▶ Do this: Restate the data exactly as given and keep the pictures out.

⟨

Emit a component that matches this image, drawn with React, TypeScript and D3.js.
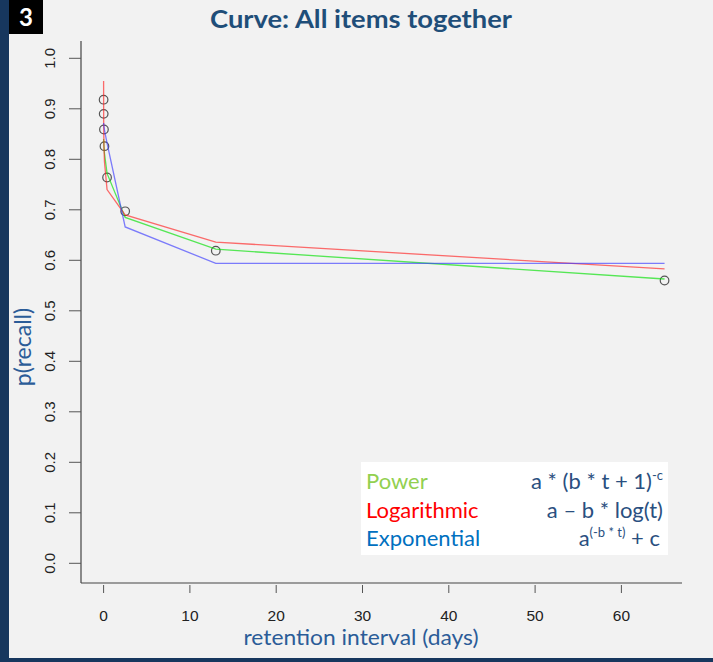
import React from "react";
import * as d3 from "d3";

const days = [0, 0.01, 0.04, 0.1, 0.4, 2.5, 13, 65];
const observed = [0.918, 0.89, 0.859, 0.826, 0.764, 0.697, 0.619, 0.56];
const powerFit = [0.84, 0.835, 0.826, 0.812, 0.772, 0.685, 0.622, 0.563];
const logFit = [0.955, 0.87, 0.826, 0.795, 0.74, 0.69, 0.636, 0.583];
const expFit = [0.872, 0.87, 0.866, 0.858, 0.832, 0.666, 0.594, 0.594];
const xTicks = [0, 10, 20, 30, 40, 50, 60];
const yTicks = [0, 0.1, 0.2, 0.3, 0.4, 0.5, 0.6, 0.7, 0.8, 0.9, 1.0];
const legendNames = ["Power", "Logarithmic", "Exponential"];
const legendColors = ["#92d050", "#ff0000", "#0070c0"];

const W = 713;
const H = 662;

export default function App() {
  const x = d3.scaleLinear().domain([0, 60]).range([103.6, 621.4]);
  const y = d3.scaleLinear().domain([0, 1]).range([563.3, 58.3]);
  const line = d3
    .line<number>()
    .x((_, i) => x(days[i]))
    .y((v) => y(v));

  const series = [
    { vals: powerFit, color: "#00e000" },
    { vals: logFit, color: "#ff2020" },
    { vals: expFit, color: "#3a3aff" },
  ];

  const axisFont = "'Liberation Sans', Arial, sans-serif";
  const textFont = "Lato, 'Open Sans', sans-serif";
  const blue = "#2b5c98";
  const formula = "#2a4f80";

  return (
    <svg
      width={W}
      height={H}
      style={{ position: "absolute", left: 0, top: 0 }}
    >
      <rect x={0} y={0} width={W} height={H} fill="#f2f2f2" />
      {/* borders */}
      <rect x={0} y={0} width={9} height={H} fill="#17375e" />
      <rect x={0} y={658} width={W} height={4} fill="#17375e" />
      {/* badge */}
      <rect x={9} y={0} width={34} height={34} fill="#000" />
      <text
        x={26}
        y={26}
        textAnchor="middle"
        fill="#fff"
        fontFamily={textFont}
        fontWeight={700}
        fontSize={24}
      >
        3
      </text>
      {/* title */}
      <text
        x={361}
        y={28}
        textAnchor="middle"
        fill="#1f4e79"
        fontFamily={textFont}
        fontWeight={700}
        fontSize={25}
        textLength={302}
        lengthAdjust="spacingAndGlyphs"
      >
        Curve: All items together
      </text>

      {/* axes */}
      <line x1={81} x2={81} y1={41} y2={583} stroke="#444" strokeWidth={1.2} />
      <line x1={81} x2={682} y1={583} y2={583} stroke="#444" strokeWidth={1.2} />
      {yTicks.map((t) => (
        <g key={"y" + t}>
          <line x1={69} x2={81} y1={y(t)} y2={y(t)} stroke="#555" strokeWidth={1} />
          <text
            transform={`translate(55,${y(t)}) rotate(-90)`}
            textAnchor="middle"
            fontFamily={axisFont}
            fontSize={15}
            fill="#222"
          >
            {t.toFixed(1)}
          </text>
        </g>
      ))}
      {xTicks.map((t) => (
        <g key={"x" + t}>
          <line x1={x(t)} x2={x(t)} y1={585} y2={593} stroke="#555" strokeWidth={1} />
          <text
            x={x(t)}
            y={621}
            textAnchor="middle"
            fontFamily={axisFont}
            fontSize={15.5}
            fill="#222"
          >
            {t}
          </text>
        </g>
      ))}
      <text
        transform="translate(31,347) rotate(-90)"
        textAnchor="middle"
        fontFamily={textFont}
        fontSize={23}
        fill={blue}
      >
        p(recall)
      </text>
      <text
        x={361}
        y={645}
        textAnchor="middle"
        fontFamily={textFont}
        fontSize={22}
        textLength={235}
        lengthAdjust="spacingAndGlyphs"
        fill={blue}
      >
        retention interval (days)
      </text>

      {/* observed points */}
      {observed.map((v, i) => (
        <circle
          key={"p" + i}
          cx={x(days[i])}
          cy={y(v)}
          r={4.3}
          fill="none"
          stroke="#555"
          strokeWidth={1.2}
        />
      ))}
      {/* fitted curves */}
      {series.map((s, i) => (
        <path
          key={"s" + i}
          d={line(s.vals) || ""}
          fill="none"
          stroke={s.color}
          strokeOpacity={0.65}
          strokeWidth={1.3}
        />
      ))}

      {/* legend */}
      <rect x={361} y={462} width={307} height={93} fill="#ffffff" />
      {legendNames.map((n, i) => (
        <text
          key={n}
          x={366}
          y={489 + i * 28.5}
          fontFamily={textFont}
          fontSize={22}
          fill={legendColors[i]}
        >
          {n}
        </text>
      ))}
      <text x={663} y={489} textAnchor="end" fontFamily={textFont} fontSize={22} fill={formula}>
        a * (b * t + 1)
        <tspan fontSize={13} dy={-9}>-c</tspan>
      </text>
      <text x={663} y={517.5} textAnchor="end" fontFamily={textFont} fontSize={22} fill={formula}>
        a – b * log(t)
      </text>
      <text x={660} y={546} textAnchor="end" fontFamily={textFont} fontSize={22} fill={formula}>
        a
        <tspan fontSize={13} dy={-9}>(-b * t)</tspan>
        <tspan dy={9}> + c</tspan>
      </text>
    </svg>
  );
}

⟩

▶ Result of the task:
Emit a component that matches this image, drawn with React, TypeScript and D3.js.
import React from "react";
import * as d3 from "d3";

const days = [0, 0.01, 0.04, 0.1, 0.4, 2.5, 13, 65];
const observed = [0.918, 0.89, 0.859, 0.826, 0.764, 0.697, 0.619, 0.56];
const powerFit = [0.84, 0.835, 0.826, 0.812, 0.772, 0.685, 0.622, 0.563];
const logFit = [0.955, 0.87, 0.826, 0.795, 0.74, 0.69, 0.636, 0.583];
const expFit = [0.872, 0.87, 0.866, 0.858, 0.832, 0.666, 0.594, 0.594];
const xTicks = [0, 10, 20, 30, 40, 50, 60];
const yTicks = [0, 0.1, 0.2, 0.3, 0.4, 0.5, 0.6, 0.7, 0.8, 0.9, 1.0];
const legendNames = ["Power", "Logarithmic", "Exponential"];
const legendColors = ["#92d050", "#ff0000", "#0070c0"];

const W = 713;
const H = 662;

export default function App() {
  const x = d3.scaleLinear().domain([0, 60]).range([103.6, 621.4]);
  const y = d3.scaleLinear().domain([0, 1]).range([563.3, 58.3]);
  const line = d3
    .line<number>()
    .x((_, i) => x(days[i]))
    .y((v) => y(v));

  const series = [
    { vals: powerFit, color: "#00e000" },
    { vals: logFit, color: "#ff2020" },
    { vals: expFit, color: "#3a3aff" },
  ];

  const axisFont = "'Liberation Sans', Arial, sans-serif";
  const textFont = "Lato, 'Open Sans', sans-serif";
  const blue = "#2b5c98";
  const formula = "#2a4f80";

  return (
    <svg
      width={W}
      height={H}
      style={{ position: "absolute", left: 0, top: 0 }}
    >
      <rect x={0} y={0} width={W} height={H} fill="#f2f2f2" />
      {/* borders */}
      <rect x={0} y={0} width={9} height={H} fill="#17375e" />
      <rect x={0} y={658} width={W} height={4} fill="#17375e" />
      {/* badge */}
      <rect x={9} y={0} width={34} height={34} fill="#000" />
      <text
        x={26}
        y={26}
        textAnchor="middle"
        fill="#fff"
        fontFamily={textFont}
        fontWeight={700}
        fontSize={24}
      >
        3
      </text>
      {/* title */}
      <text
        x={361}
        y={28}
        textAnchor="middle"
        fill="#1f4e79"
        fontFamily={textFont}
        fontWeight={700}
        fontSize={25}
        textLength={302}
        lengthAdjust="spacingAndGlyphs"
      >
        Curve: All items together
      </text>

      {/* axes */}
      <line x1={81} x2={81} y1={41} y2={583} stroke="#444" strokeWidth={1.2} />
      <line x1={81} x2={682} y1={583} y2={583} stroke="#444" strokeWidth={1.2} />
      {yTicks.map((t) => (
        <g key={"y" + t}>
          <line x1={69} x2={81} y1={y(t)} y2={y(t)} stroke="#555" strokeWidth={1} />
          <text
            transform={`translate(55,${y(t)}) rotate(-90)`}
            textAnchor="middle"
            fontFamily={axisFont}
            fontSize={15}
            fill="#222"
          >
            {t.toFixed(1)}
          </text>
        </g>
      ))}
      {xTicks.map((t) => (
        <g key={"x" + t}>
          <line x1={x(t)} x2={x(t)} y1={585} y2={593} stroke="#555" strokeWidth={1} />
          <text
            x={x(t)}
            y={621}
            textAnchor="middle"
            fontFamily={axisFont}
            fontSize={15.5}
            fill="#222"
          >
            {t}
          </text>
        </g>
      ))}
      <text
        transform="translate(31,347) rotate(-90)"
        textAnchor="middle"
        fontFamily={textFont}
        fontSize={23}
        fill={blue}
      >
        p(recall)
      </text>
      <text
        x={361}
        y={645}
        textAnchor="middle"
        fontFamily={textFont}
        fontSize={22}
        textLength={235}
        lengthAdjust="spacingAndGlyphs"
        fill={blue}
      >
        retention interval (days)
      </text>

      {/* observed points */}
      {observed.map((v, i) => (
        <circle
          key={"p" + i}
          cx={x(days[i])}
          cy={y(v)}
          r={4.3}
          fill="none"
          stroke="#555"
          strokeWidth={1.2}
        />
      ))}
      {/* fitted curves */}
      {series.map((s, i) => (
        <path
          key={"s" + i}
          d={line(s.vals) || ""}
          fill="none"
          stroke={s.color}
          strokeOpacity={0.65}
          strokeWidth={1.3}
        />
      ))}

      {/* legend */}
      <rect x={361} y={462} width={307} height={93} fill="#ffffff" />
      {legendNames.map((n, i) => (
        <text
          key={n}
          x={366}
          y={489 + i * 28.5}
          fontFamily={textFont}
          fontSize={22}
          fill={legendColors[i]}
        >
          {n}
        </text>
      ))}
      <text x={663} y={489} textAnchor="end" fontFamily={textFont} fontSize={22} fill={formula}>
        a * (b * t + 1)
        <tspan fontSize={13} dy={-9}>-c</tspan>
      </text>
      <text x={663} y={517.5} textAnchor="end" fontFamily={textFont} fontSize={22} fill={formula}>
        a – b * log(t)
      </text>
      <text x={660} y={546} textAnchor="end" fontFamily={textFont} fontSize={22} fill={formula}>
        a
        <tspan fontSize={13} dy={-9}>(-b * t)</tspan>
        <tspan dy={9}> + c</tspan>
      </text>
    </svg>
  );
}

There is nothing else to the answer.